Please transcribe the data below exactly. Leave the pictures out.

Figure scripts »

— begin —

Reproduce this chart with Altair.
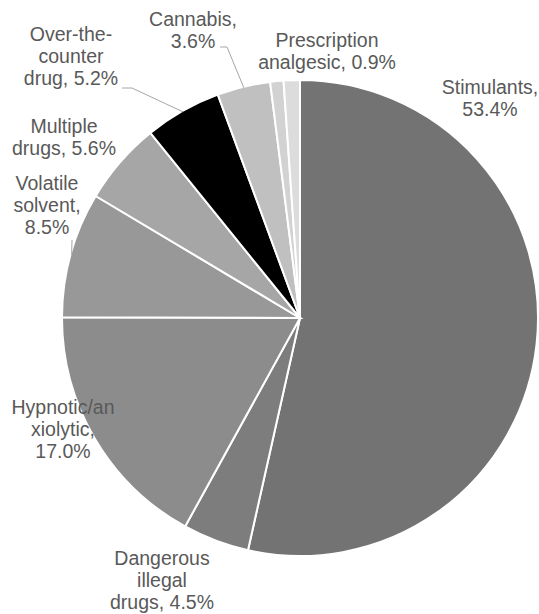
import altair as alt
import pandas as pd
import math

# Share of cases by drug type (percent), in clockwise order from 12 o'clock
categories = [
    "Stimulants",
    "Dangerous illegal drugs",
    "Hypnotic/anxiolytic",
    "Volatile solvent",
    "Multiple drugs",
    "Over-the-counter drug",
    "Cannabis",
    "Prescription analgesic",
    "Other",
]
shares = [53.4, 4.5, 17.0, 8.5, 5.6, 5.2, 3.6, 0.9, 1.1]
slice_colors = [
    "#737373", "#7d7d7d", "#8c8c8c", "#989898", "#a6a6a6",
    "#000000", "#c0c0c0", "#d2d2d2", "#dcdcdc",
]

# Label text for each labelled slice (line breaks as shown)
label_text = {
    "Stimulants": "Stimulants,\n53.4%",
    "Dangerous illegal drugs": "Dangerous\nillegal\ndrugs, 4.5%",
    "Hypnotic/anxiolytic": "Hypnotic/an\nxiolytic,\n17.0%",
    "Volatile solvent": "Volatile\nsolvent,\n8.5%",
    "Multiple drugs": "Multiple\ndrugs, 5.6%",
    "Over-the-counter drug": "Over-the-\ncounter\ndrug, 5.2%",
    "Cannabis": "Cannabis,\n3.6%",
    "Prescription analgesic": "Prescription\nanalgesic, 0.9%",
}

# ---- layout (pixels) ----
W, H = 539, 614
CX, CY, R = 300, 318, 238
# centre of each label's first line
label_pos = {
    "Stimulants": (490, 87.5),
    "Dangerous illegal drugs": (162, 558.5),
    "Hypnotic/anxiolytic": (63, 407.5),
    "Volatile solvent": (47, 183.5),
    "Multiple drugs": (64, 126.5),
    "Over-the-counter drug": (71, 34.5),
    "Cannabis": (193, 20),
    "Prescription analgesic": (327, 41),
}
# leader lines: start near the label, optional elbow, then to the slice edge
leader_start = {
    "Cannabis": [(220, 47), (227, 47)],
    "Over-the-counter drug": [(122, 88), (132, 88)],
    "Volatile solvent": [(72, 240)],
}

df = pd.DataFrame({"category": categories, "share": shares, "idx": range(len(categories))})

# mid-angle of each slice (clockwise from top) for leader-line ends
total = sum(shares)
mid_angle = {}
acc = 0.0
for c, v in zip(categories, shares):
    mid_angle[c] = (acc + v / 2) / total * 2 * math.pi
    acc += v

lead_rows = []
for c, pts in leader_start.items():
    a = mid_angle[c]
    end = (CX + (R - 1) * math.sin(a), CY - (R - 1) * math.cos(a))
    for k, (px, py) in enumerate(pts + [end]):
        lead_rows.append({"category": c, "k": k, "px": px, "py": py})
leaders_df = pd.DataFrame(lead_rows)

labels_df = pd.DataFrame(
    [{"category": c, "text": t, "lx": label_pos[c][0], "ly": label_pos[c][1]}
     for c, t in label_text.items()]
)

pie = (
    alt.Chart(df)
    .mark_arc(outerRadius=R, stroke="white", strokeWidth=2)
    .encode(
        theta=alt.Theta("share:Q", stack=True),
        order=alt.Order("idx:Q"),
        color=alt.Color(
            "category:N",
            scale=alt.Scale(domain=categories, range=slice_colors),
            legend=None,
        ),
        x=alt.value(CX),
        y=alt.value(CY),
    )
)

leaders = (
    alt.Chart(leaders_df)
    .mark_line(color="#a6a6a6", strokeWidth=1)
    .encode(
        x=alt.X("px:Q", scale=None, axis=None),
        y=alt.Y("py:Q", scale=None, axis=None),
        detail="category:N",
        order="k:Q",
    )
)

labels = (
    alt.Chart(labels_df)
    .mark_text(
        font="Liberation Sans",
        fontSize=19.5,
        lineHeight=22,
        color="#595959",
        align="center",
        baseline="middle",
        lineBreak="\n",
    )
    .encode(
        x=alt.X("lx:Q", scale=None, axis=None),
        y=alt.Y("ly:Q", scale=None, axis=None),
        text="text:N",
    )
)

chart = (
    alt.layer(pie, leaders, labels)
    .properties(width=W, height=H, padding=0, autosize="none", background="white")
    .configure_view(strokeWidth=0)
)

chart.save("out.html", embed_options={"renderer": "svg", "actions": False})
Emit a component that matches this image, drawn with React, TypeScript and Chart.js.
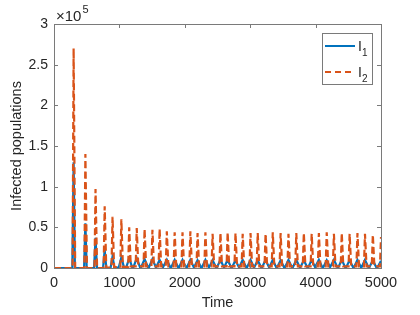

— end —

Task answer »
Reproduce this chart with Altair.
import altair as alt
import pandas as pd
import math

# Share of cases by drug type (percent), in clockwise order from 12 o'clock
categories = [
    "Stimulants",
    "Dangerous illegal drugs",
    "Hypnotic/anxiolytic",
    "Volatile solvent",
    "Multiple drugs",
    "Over-the-counter drug",
    "Cannabis",
    "Prescription analgesic",
    "Other",
]
shares = [53.4, 4.5, 17.0, 8.5, 5.6, 5.2, 3.6, 0.9, 1.1]
slice_colors = [
    "#737373", "#7d7d7d", "#8c8c8c", "#989898", "#a6a6a6",
    "#000000", "#c0c0c0", "#d2d2d2", "#dcdcdc",
]

# Label text for each labelled slice (line breaks as shown)
label_text = {
    "Stimulants": "Stimulants,\n53.4%",
    "Dangerous illegal drugs": "Dangerous\nillegal\ndrugs, 4.5%",
    "Hypnotic/anxiolytic": "Hypnotic/an\nxiolytic,\n17.0%",
    "Volatile solvent": "Volatile\nsolvent,\n8.5%",
    "Multiple drugs": "Multiple\ndrugs, 5.6%",
    "Over-the-counter drug": "Over-the-\ncounter\ndrug, 5.2%",
    "Cannabis": "Cannabis,\n3.6%",
    "Prescription analgesic": "Prescription\nanalgesic, 0.9%",
}

# ---- layout (pixels) ----
W, H = 539, 614
CX, CY, R = 300, 318, 238
# centre of each label's first line
label_pos = {
    "Stimulants": (490, 87.5),
    "Dangerous illegal drugs": (162, 558.5),
    "Hypnotic/anxiolytic": (63, 407.5),
    "Volatile solvent": (47, 183.5),
    "Multiple drugs": (64, 126.5),
    "Over-the-counter drug": (71, 34.5),
    "Cannabis": (193, 20),
    "Prescription analgesic": (327, 41),
}
# leader lines: start near the label, optional elbow, then to the slice edge
leader_start = {
    "Cannabis": [(220, 47), (227, 47)],
    "Over-the-counter drug": [(122, 88), (132, 88)],
    "Volatile solvent": [(72, 240)],
}

df = pd.DataFrame({"category": categories, "share": shares, "idx": range(len(categories))})

# mid-angle of each slice (clockwise from top) for leader-line ends
total = sum(shares)
mid_angle = {}
acc = 0.0
for c, v in zip(categories, shares):
    mid_angle[c] = (acc + v / 2) / total * 2 * math.pi
    acc += v

lead_rows = []
for c, pts in leader_start.items():
    a = mid_angle[c]
    end = (CX + (R - 1) * math.sin(a), CY - (R - 1) * math.cos(a))
    for k, (px, py) in enumerate(pts + [end]):
        lead_rows.append({"category": c, "k": k, "px": px, "py": py})
leaders_df = pd.DataFrame(lead_rows)

labels_df = pd.DataFrame(
    [{"category": c, "text": t, "lx": label_pos[c][0], "ly": label_pos[c][1]}
     for c, t in label_text.items()]
)

pie = (
    alt.Chart(df)
    .mark_arc(outerRadius=R, stroke="white", strokeWidth=2)
    .encode(
        theta=alt.Theta("share:Q", stack=True),
        order=alt.Order("idx:Q"),
        color=alt.Color(
            "category:N",
            scale=alt.Scale(domain=categories, range=slice_colors),
            legend=None,
        ),
        x=alt.value(CX),
        y=alt.value(CY),
    )
)

leaders = (
    alt.Chart(leaders_df)
    .mark_line(color="#a6a6a6", strokeWidth=1)
    .encode(
        x=alt.X("px:Q", scale=None, axis=None),
        y=alt.Y("py:Q", scale=None, axis=None),
        detail="category:N",
        order="k:Q",
    )
)

labels = (
    alt.Chart(labels_df)
    .mark_text(
        font="Liberation Sans",
        fontSize=19.5,
        lineHeight=22,
        color="#595959",
        align="center",
        baseline="middle",
        lineBreak="\n",
    )
    .encode(
        x=alt.X("lx:Q", scale=None, axis=None),
        y=alt.Y("ly:Q", scale=None, axis=None),
        text="text:N",
    )
)

chart = (
    alt.layer(pie, leaders, labels)
    .properties(width=W, height=H, padding=0, autosize="none", background="white")
    .configure_view(strokeWidth=0)
)

chart.save("out.html", embed_options={"renderer": "svg", "actions": False})
Emit a component that matches this image, drawn with React, TypeScript and Chart.js.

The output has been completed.